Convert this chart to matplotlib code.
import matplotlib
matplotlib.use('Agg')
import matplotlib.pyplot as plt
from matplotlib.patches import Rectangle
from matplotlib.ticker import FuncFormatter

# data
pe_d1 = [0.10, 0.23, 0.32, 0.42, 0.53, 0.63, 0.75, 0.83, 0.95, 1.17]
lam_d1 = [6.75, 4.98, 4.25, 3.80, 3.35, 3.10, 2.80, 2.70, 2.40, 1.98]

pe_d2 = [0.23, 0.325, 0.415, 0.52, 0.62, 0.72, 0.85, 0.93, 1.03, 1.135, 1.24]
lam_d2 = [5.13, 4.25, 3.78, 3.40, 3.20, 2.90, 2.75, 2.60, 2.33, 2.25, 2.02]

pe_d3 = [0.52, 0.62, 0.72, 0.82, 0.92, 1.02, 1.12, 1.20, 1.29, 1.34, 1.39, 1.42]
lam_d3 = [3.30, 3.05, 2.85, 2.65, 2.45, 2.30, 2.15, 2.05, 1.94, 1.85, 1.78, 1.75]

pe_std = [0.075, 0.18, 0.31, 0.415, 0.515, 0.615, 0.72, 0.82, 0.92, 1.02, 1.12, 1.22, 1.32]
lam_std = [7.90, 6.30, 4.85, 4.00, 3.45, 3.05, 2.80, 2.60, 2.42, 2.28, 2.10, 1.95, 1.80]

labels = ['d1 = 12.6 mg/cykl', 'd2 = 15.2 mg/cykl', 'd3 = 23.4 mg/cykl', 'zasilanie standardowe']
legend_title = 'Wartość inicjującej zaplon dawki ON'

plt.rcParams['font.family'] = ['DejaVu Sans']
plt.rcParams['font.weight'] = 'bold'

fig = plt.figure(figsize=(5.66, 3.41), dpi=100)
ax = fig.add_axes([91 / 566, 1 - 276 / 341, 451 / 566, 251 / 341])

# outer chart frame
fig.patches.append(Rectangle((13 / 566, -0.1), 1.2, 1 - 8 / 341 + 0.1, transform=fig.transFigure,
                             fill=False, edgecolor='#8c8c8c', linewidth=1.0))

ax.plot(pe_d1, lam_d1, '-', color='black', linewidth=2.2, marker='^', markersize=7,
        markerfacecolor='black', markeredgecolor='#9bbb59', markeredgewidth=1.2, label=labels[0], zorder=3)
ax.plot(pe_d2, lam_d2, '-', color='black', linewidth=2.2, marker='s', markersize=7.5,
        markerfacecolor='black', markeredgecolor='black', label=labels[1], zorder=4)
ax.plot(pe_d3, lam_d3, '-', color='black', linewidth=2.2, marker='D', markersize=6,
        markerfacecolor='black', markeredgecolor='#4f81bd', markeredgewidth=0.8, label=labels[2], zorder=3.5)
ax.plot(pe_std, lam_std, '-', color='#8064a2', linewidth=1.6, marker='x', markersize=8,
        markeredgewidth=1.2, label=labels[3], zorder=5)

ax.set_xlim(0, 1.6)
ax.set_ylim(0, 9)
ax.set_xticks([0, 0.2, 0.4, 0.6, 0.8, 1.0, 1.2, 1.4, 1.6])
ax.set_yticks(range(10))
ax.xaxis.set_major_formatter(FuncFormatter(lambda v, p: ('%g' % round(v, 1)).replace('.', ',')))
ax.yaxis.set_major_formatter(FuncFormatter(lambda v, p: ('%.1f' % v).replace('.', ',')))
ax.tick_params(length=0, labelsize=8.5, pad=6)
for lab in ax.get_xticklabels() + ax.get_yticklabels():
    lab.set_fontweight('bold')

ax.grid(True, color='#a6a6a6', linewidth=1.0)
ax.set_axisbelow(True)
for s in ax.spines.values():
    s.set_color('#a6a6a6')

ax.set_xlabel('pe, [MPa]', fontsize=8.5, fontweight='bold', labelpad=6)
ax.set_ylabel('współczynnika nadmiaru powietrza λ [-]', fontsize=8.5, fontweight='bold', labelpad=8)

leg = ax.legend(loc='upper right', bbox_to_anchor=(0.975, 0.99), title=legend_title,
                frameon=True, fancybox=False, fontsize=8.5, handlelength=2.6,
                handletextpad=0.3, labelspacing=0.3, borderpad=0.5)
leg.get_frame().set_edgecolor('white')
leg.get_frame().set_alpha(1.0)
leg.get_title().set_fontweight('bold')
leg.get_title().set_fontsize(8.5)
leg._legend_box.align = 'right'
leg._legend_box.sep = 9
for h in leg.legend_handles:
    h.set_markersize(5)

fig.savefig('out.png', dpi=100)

-------------------------

Give an exact copy of all the data shown above.

(Written answer)
Convert this chart to matplotlib code.
import matplotlib
matplotlib.use('Agg')
import matplotlib.pyplot as plt
from matplotlib.patches import Rectangle
from matplotlib.ticker import FuncFormatter

# data
pe_d1 = [0.10, 0.23, 0.32, 0.42, 0.53, 0.63, 0.75, 0.83, 0.95, 1.17]
lam_d1 = [6.75, 4.98, 4.25, 3.80, 3.35, 3.10, 2.80, 2.70, 2.40, 1.98]

pe_d2 = [0.23, 0.325, 0.415, 0.52, 0.62, 0.72, 0.85, 0.93, 1.03, 1.135, 1.24]
lam_d2 = [5.13, 4.25, 3.78, 3.40, 3.20, 2.90, 2.75, 2.60, 2.33, 2.25, 2.02]

pe_d3 = [0.52, 0.62, 0.72, 0.82, 0.92, 1.02, 1.12, 1.20, 1.29, 1.34, 1.39, 1.42]
lam_d3 = [3.30, 3.05, 2.85, 2.65, 2.45, 2.30, 2.15, 2.05, 1.94, 1.85, 1.78, 1.75]

pe_std = [0.075, 0.18, 0.31, 0.415, 0.515, 0.615, 0.72, 0.82, 0.92, 1.02, 1.12, 1.22, 1.32]
lam_std = [7.90, 6.30, 4.85, 4.00, 3.45, 3.05, 2.80, 2.60, 2.42, 2.28, 2.10, 1.95, 1.80]

labels = ['d1 = 12.6 mg/cykl', 'd2 = 15.2 mg/cykl', 'd3 = 23.4 mg/cykl', 'zasilanie standardowe']
legend_title = 'Wartość inicjującej zaplon dawki ON'

plt.rcParams['font.family'] = ['DejaVu Sans']
plt.rcParams['font.weight'] = 'bold'

fig = plt.figure(figsize=(5.66, 3.41), dpi=100)
ax = fig.add_axes([91 / 566, 1 - 276 / 341, 451 / 566, 251 / 341])

# outer chart frame
fig.patches.append(Rectangle((13 / 566, -0.1), 1.2, 1 - 8 / 341 + 0.1, transform=fig.transFigure,
                             fill=False, edgecolor='#8c8c8c', linewidth=1.0))

ax.plot(pe_d1, lam_d1, '-', color='black', linewidth=2.2, marker='^', markersize=7,
        markerfacecolor='black', markeredgecolor='#9bbb59', markeredgewidth=1.2, label=labels[0], zorder=3)
ax.plot(pe_d2, lam_d2, '-', color='black', linewidth=2.2, marker='s', markersize=7.5,
        markerfacecolor='black', markeredgecolor='black', label=labels[1], zorder=4)
ax.plot(pe_d3, lam_d3, '-', color='black', linewidth=2.2, marker='D', markersize=6,
        markerfacecolor='black', markeredgecolor='#4f81bd', markeredgewidth=0.8, label=labels[2], zorder=3.5)
ax.plot(pe_std, lam_std, '-', color='#8064a2', linewidth=1.6, marker='x', markersize=8,
        markeredgewidth=1.2, label=labels[3], zorder=5)

ax.set_xlim(0, 1.6)
ax.set_ylim(0, 9)
ax.set_xticks([0, 0.2, 0.4, 0.6, 0.8, 1.0, 1.2, 1.4, 1.6])
ax.set_yticks(range(10))
ax.xaxis.set_major_formatter(FuncFormatter(lambda v, p: ('%g' % round(v, 1)).replace('.', ',')))
ax.yaxis.set_major_formatter(FuncFormatter(lambda v, p: ('%.1f' % v).replace('.', ',')))
ax.tick_params(length=0, labelsize=8.5, pad=6)
for lab in ax.get_xticklabels() + ax.get_yticklabels():
    lab.set_fontweight('bold')

ax.grid(True, color='#a6a6a6', linewidth=1.0)
ax.set_axisbelow(True)
for s in ax.spines.values():
    s.set_color('#a6a6a6')

ax.set_xlabel('pe, [MPa]', fontsize=8.5, fontweight='bold', labelpad=6)
ax.set_ylabel('współczynnika nadmiaru powietrza λ [-]', fontsize=8.5, fontweight='bold', labelpad=8)

leg = ax.legend(loc='upper right', bbox_to_anchor=(0.975, 0.99), title=legend_title,
                frameon=True, fancybox=False, fontsize=8.5, handlelength=2.6,
                handletextpad=0.3, labelspacing=0.3, borderpad=0.5)
leg.get_frame().set_edgecolor('white')
leg.get_frame().set_alpha(1.0)
leg.get_title().set_fontweight('bold')
leg.get_title().set_fontsize(8.5)
leg._legend_box.align = 'right'
leg._legend_box.sep = 9
for h in leg.legend_handles:
    h.set_markersize(5)

fig.savefig('out.png', dpi=100)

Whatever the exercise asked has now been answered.